Ох, как болели мои косточки, ох, как клеточки мои лопались, и глаза резало, и горло сводило, и дышать было почти невозможно, и все нервные окончания словно взбесились.
— Приходите, приходите в себя, дорогой мой. Ну? Вам уже лучше? — спросил меня кто-то.
Ни черта мне не было лучше, откуда тут лучше, но, по крайности, я нашел в себе силы собрать мысли, ощутить себя собой, пусть и очень больным. Я уже знал — чуть-чуть поднапрячься, и я вспомню, кто со мной говорит.
— Посадите его в кресло. Что ж это он на полу?
Ох, как больно меня подняли, как цепко схватили множеством невежливых рук, как немилосердно швырнули в кресло!
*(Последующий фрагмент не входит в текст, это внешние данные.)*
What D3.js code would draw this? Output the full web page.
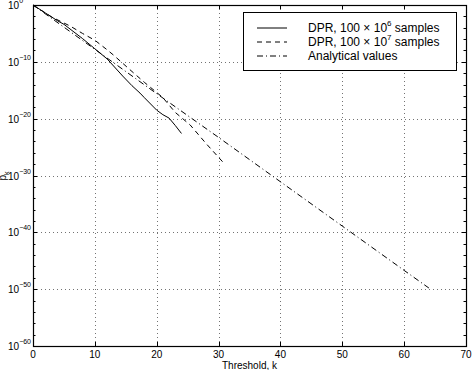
<!DOCTYPE html>
<html>
<head>
<meta charset="utf-8">
<script src="https://cdn.jsdelivr.net/npm/d3@7"></script>
<style>
  body { margin: 0; background: #fff; }
  svg { display: block; font-family: "Liberation Sans", Arial, sans-serif; }
</style>
</head>
<body>
<div id="chart"></div>
<script>
// readings from the picture, probabilities stored as log10 exponents
const kSolid = [0, 2, 4, 5, 8, 10, 12, 14.5, 16, 17.3, 18, 20, 21, 22, 23, 24];
const logSolid = [0, -1.4, -2.8, -3.4, -5.9, -7.7, -9.5, -12.5, -14.2, -15.5, -16.3, -18.5, -19.3, -19.9, -21.2, -22.6];

const kDashed = [0, 3, 6, 8, 10, 12, 13, 16, 18, 20, 21, 23, 25.4, 28, 31];
const logDashed = [0, -2.1, -3.7, -5.0, -6.2, -7.9, -8.8, -11.7, -13.6, -15.4, -16.3, -18.9, -21.1, -24.4, -28.0];

const kAnalytic = [0, 10, 20, 30, 40, 50, 60, 64];
const logAnalytic = [0, -7.8, -15.6, -23.3, -31.1, -38.9, -46.7, -49.8];

const xTicks = [0, 10, 20, 30, 40, 50, 60, 70];
const yTicks = [0, -10, -20, -30, -40, -50, -60];
const legendLabels = [
    ['DPR, 100 \u00d7 10', '6', ' samples'],
    ['DPR, 100 \u00d7 10', '7', ' samples'],
    ['Analytical values', '', '']
];

const width = 474, height = 370;
const plotL = 33, plotR = 466, plotT = 5, plotB = 346;

const svg = d3.select('#chart').append('svg')
    .attr('width', width)
    .attr('height', height);

const x = d3.scaleLinear().domain([0, 70]).range([plotL, plotR]);
const y = d3.scaleLinear().domain([-60, 0]).range([plotB, plotT]);

// grid
const grid = svg.append('g')
    .attr('stroke', '#000')
    .attr('stroke-width', 1)
    .attr('stroke-dasharray', '1,3');
grid.selectAll('.gx')
    .data(xTicks.slice(1, -1))
    .enter().append('line')
    .attr('x1', d => Math.round(x(d)) + 0.5).attr('x2', d => Math.round(x(d)) + 0.5)
    .attr('y1', plotT).attr('y2', plotB)
    .attr('stroke-opacity', 0.55);
grid.selectAll('.gy')
    .data(yTicks.slice(1, -1))
    .enter().append('line')
    .attr('y1', d => Math.round(y(d)) + 0.5).attr('y2', d => Math.round(y(d)) + 0.5)
    .attr('x1', plotL).attr('x2', plotR)
    .attr('stroke-opacity', 0.55);

// ticks, inward on all four sides
const ticks = svg.append('g').attr('stroke', '#000').attr('stroke-width', 1);
xTicks.forEach(d => {
    const px = Math.round(x(d)) + 0.5;
    ticks.append('line').attr('x1', px).attr('x2', px).attr('y1', plotB).attr('y2', plotB - 4);
    ticks.append('line').attr('x1', px).attr('x2', px).attr('y1', plotT).attr('y2', plotT + 4);
});
d3.range(-60, 1, 2).forEach(d => {
    const py = Math.round(y(d)) + 0.5;
    const len = d % 10 === 0 ? 4 : 2.5;
    ticks.append('line').attr('x1', plotL).attr('x2', plotL + len).attr('y1', py).attr('y2', py);
    ticks.append('line').attr('x1', plotR).attr('x2', plotR - len).attr('y1', py).attr('y2', py);
});

// axis box
svg.append('rect')
    .attr('x', plotL + 0.5).attr('y', plotT + 0.5)
    .attr('width', plotR - plotL).attr('height', plotB - plotT)
    .attr('fill', 'none')
    .attr('stroke', '#000')
    .attr('stroke-width', 1.2);

// tick labels
svg.selectAll('.xl')
    .data(xTicks)
    .enter().append('text')
    .attr('x', d => x(d))
    .attr('y', 358)
    .attr('text-anchor', 'middle')
    .attr('font-size', 10)
    .text(d => d);

const yl = svg.selectAll('.yl')
    .data(yTicks)
    .enter().append('text')
    .attr('x', 8)
    .attr('y', d => y(d) + 4)
    .attr('font-size', 10);
yl.append('tspan').text('10');
yl.append('tspan')
    .attr('dy', -6)
    .attr('font-size', 7)
    .text(d => d === 0 ? '0' : '\u2212' + (-d));

// axis titles
svg.append('text')
    .attr('x', (plotL + plotR) / 2)
    .attr('y', 369)
    .attr('text-anchor', 'middle')
    .attr('font-size', 10)
    .text('Threshold, k');

const ylab = svg.append('text')
    .attr('transform', 'translate(6,176) rotate(-90)')
    .attr('text-anchor', 'middle')
    .attr('font-size', 10);
ylab.append('tspan').text('p');
ylab.append('tspan').attr('dy', 3).attr('font-size', 7).text('k');

// curves
const line = d3.line()
    .x(d => x(d[0]))
    .y(d => y(d[1]));

const series = [
    { k: kSolid, v: logSolid, dash: null },
    { k: kDashed, v: logDashed, dash: '5,4' },
    { k: kAnalytic, v: logAnalytic, dash: '6,3,1,3' }
];

series.forEach(s => {
    svg.append('path')
        .datum(d3.zip(s.k, s.v))
        .attr('d', line)
        .attr('fill', 'none')
        .attr('stroke', '#000')
        .attr('stroke-width', 1)
        .attr('stroke-dasharray', s.dash);
});

// legend
const lg = svg.append('g');
lg.append('rect')
    .attr('x', 243.5).attr('y', 12.5)
    .attr('width', 213).attr('height', 58)
    .attr('fill', '#fff')
    .attr('stroke', '#000')
    .attr('stroke-width', 1);

series.forEach((s, i) => {
    const ly = 28 + i * 14;
    lg.append('line')
        .attr('x1', 257).attr('x2', 287)
        .attr('y1', ly).attr('y2', ly)
        .attr('stroke', '#000')
        .attr('stroke-width', 1)
        .attr('stroke-dasharray', s.dash);
    const t = lg.append('text')
        .attr('x', 308)
        .attr('y', ly + 4)
        .attr('font-size', 12);
    const parts = legendLabels[i];
    t.append('tspan').text(parts[0]);
    if (parts[1]) {
        t.append('tspan').attr('dy', -6).attr('font-size', 8).text(parts[1]);
        t.append('tspan').attr('dy', 6).text(parts[2]);
    }
});
</script>
</body>
</html>
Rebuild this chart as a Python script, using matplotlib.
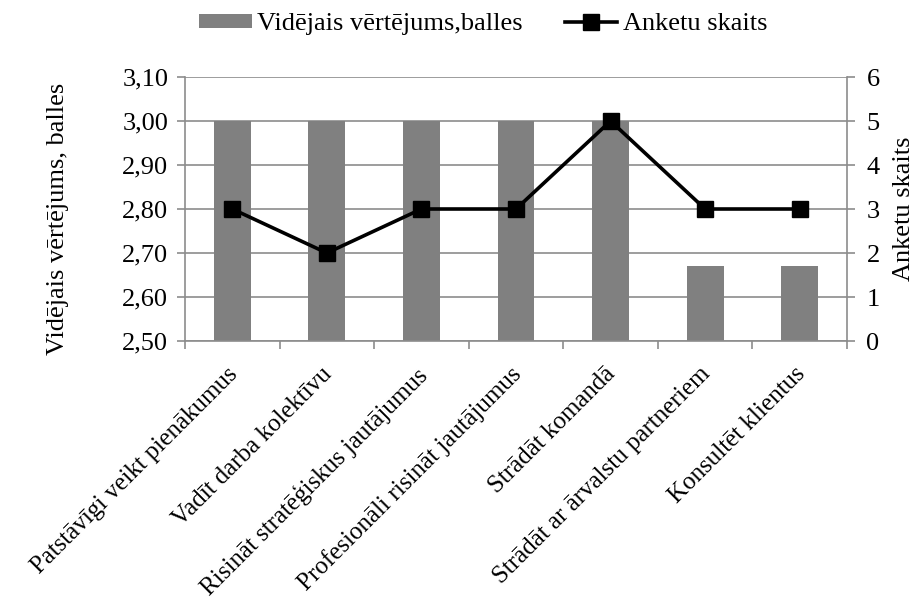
import matplotlib
matplotlib.use("Agg")
import matplotlib.pyplot as plt
import matplotlib.transforms as mtransforms
import numpy as np

plt.rcParams['font.family'] = ['Liberation Serif', 'DejaVu Serif']
FS = 19

categories = ["Patstāvīgi veikt pienākumus", "Vadīt darba kolektīvu",
              "Risināt stratēģiskus jautājumus", "Profesionāli risināt jautājumus",
              "Strādāt komandā", "Strādāt ar ārvalstu partneriem", "Konsultēt klientus"]
avg_score = [3.00, 3.00, 3.00, 3.00, 3.00, 2.67, 2.67]
n_forms = [3, 2, 3, 3, 5, 3, 3]
left_ticks = [2.50, 2.60, 2.70, 2.80, 2.90, 3.00, 3.10]
right_ticks = [0, 1, 2, 3, 4, 5, 6]

W, H = 918, 606
fig = plt.figure(figsize=(W / 100, H / 100), dpi=100)
ax = fig.add_axes([185 / W, 1 - 341 / H, 662 / W, 264 / H])
x = np.arange(len(categories))

bars = ax.bar(x, avg_score, width=0.39, color='#808080', zorder=2,
              label='Vidējais vērtējums,balles')
ax.set_ylim(2.5, 3.1)
ax.set_xlim(-0.5, len(categories) - 0.5)
ax.set_yticks(left_ticks)
ax.set_yticklabels([f"{v:.2f}".replace('.', ',') for v in left_ticks])
ax.yaxis.grid(True, color='#8c8c8c', linewidth=1.2, zorder=0)
ax.set_axisbelow(True)
ax.set_xticks(np.arange(-0.5, len(categories) + 0.5, 1))
ax.set_xticklabels([])
ax.set_xticks(x, minor=True)
ax.tick_params(axis='x', which='minor', length=0, pad=16)
ax.tick_params(axis='x', which='major', length=6, width=1.2, color='#8c8c8c', direction='out')
ax.tick_params(axis='y', length=6, width=1.2, color='#8c8c8c', labelsize=FS, pad=6)
ax.set_xticklabels(categories, minor=True, rotation=45, ha='right', va='top',
                   rotation_mode='anchor', fontsize=18)
# nudge the slanted labels a little to the left (after tick_params, which resets transforms)
shift = mtransforms.ScaledTranslation(-6 / 100, 0, fig.dpi_scale_trans)
for lab in ax.get_xticklabels(minor=True):
    lab.set_transform(lab.get_transform() + shift)
for s in ['top', 'right']:
    ax.spines[s].set_visible(False)
for s in ['left', 'bottom']:
    ax.spines[s].set_color('#8c8c8c')
    ax.spines[s].set_linewidth(1.2)

ax2 = ax.twinx()
line, = ax2.plot(x, n_forms, color='black', linewidth=2.6, marker='s',
                 markersize=11, label='Anketu skaits', zorder=3)
ax2.set_ylim(0, 6)
ax2.set_yticks(right_ticks)
ax2.tick_params(axis='y', length=6, width=1.2, color='#8c8c8c', labelsize=FS, pad=8)
for s in ['top', 'left', 'bottom']:
    ax2.spines[s].set_visible(False)
ax2.spines['right'].set_color('#8c8c8c')
ax2.spines['right'].set_linewidth(1.2)

fig.text(58 / W, 1 - 219 / H, 'Vidējais vērtējums, balles', rotation=90,
         ha='center', va='center', fontsize=FS)
fig.text(904 / W, 1 - 209 / H, 'Anketu skaits', rotation=90,
         ha='center', va='center', fontsize=FS)

fig.legend(handles=[bars, line], loc='center', bbox_to_anchor=(483 / W, 1 - 24 / H),
           ncol=2, frameon=False, fontsize=FS, handlelength=2.0, handleheight=0.45,
           columnspacing=1.6, handletextpad=0.2, borderaxespad=0)

fig.savefig('out.png', dpi=100)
— Сейчас придете в себя, дорогой Хлодомир, это болезненно, но это нормально, так и должно быть, небольшой предварительный приступ. Сейчас вы немножко придете в себя, и будет у нас с вами маленькая, но ответственная конверсация.
— Тише, — страдальчески говорю я. Голос, который мне так необходимо вспомнить, вызывает боль и мешает сосредоточиться.
— О (тоном ниже)! Мы уже говорим? Быстро, удивительно быстро. Скоро и конверсацию будем в состоянии выдержать.
— А? — спросил я, уже почти вспоминая.
— Конверсацию. Беседу — в переводе со староанглийского.
Эрих Фей, бессменный хранитель городского спокойствия. Точнее, если я только не ошибаюсь, временно исполняющий обязанности оного. Очень временно. На период конверсаций и мутуальных — то есть общих — акций совместно с неким Хлодомиром Вальграфом, куафер-инспектором и, похоже, последним идиотом, добровольно сунувшимся в не слишком ловко расставленную ловушку. Вот он, прямо передо мной, в своем плаще для вечерних ивнингов. Расплывается немного, но это пройдет. Положив ногу на ногу, он сидит посреди комнаты в роскошном кресле «Самаритэн». В таком же полулежу и я сам. В креслах похуже, словно зрители на домашнем спектакле, расположились у стен человек двадцать цветастых. Даже для здорового многовато, а я болен.
— Фей, — говорю я.
— Узнали, — ласково улыбается он. — Узнали, голубчик Вальграф. У меня очень запоминающаяся внешность. Если даже это и недостаток, то я им…
— Что все это значит, гранд-капитан?
— …то я им дорожу, — заканчивает Фей. Благожелательно глядя на меня, он задумывается, он теребит подбородок, добрая улыбка на его лице вызывает очередной приступ боли, терпимый, впрочем. — Дорогой Вальграф! Я хочу сообщить вам прежде всего приятную новость. Следствие по интересующему вас делу закончено, и убийца найден!
Я сначала не понимаю.
— Какой убийца?
— Ну как же, убийца вашего друга, нашего дорогого Коперника. Неужели забыли? Нехорошо.
— Но он же… — Я оглядываюсь по сторонам в поисках Копа, но его нет в комнате. Это странно. Я знаю свой удар, он уже должен был оклематься.
— Я говорю про убийцу Виктора Коперника, сотрудника космопола, вашего соинспектора, которого на ваших, между прочим, глазах удушили не далее чем сегодня. Неужели не помните?
— Да, но… Я же его видел потом! Он сказал, что это был спектакль.
— Спектакль, — улыбаясь, говорит Фей. — А? Хорошенький спектакль! Ну конечно, спектакль, дорогой мой! Спектакль, во время которого был убит ваш товарищ. Разумеется, что еще, кроме спектакля?!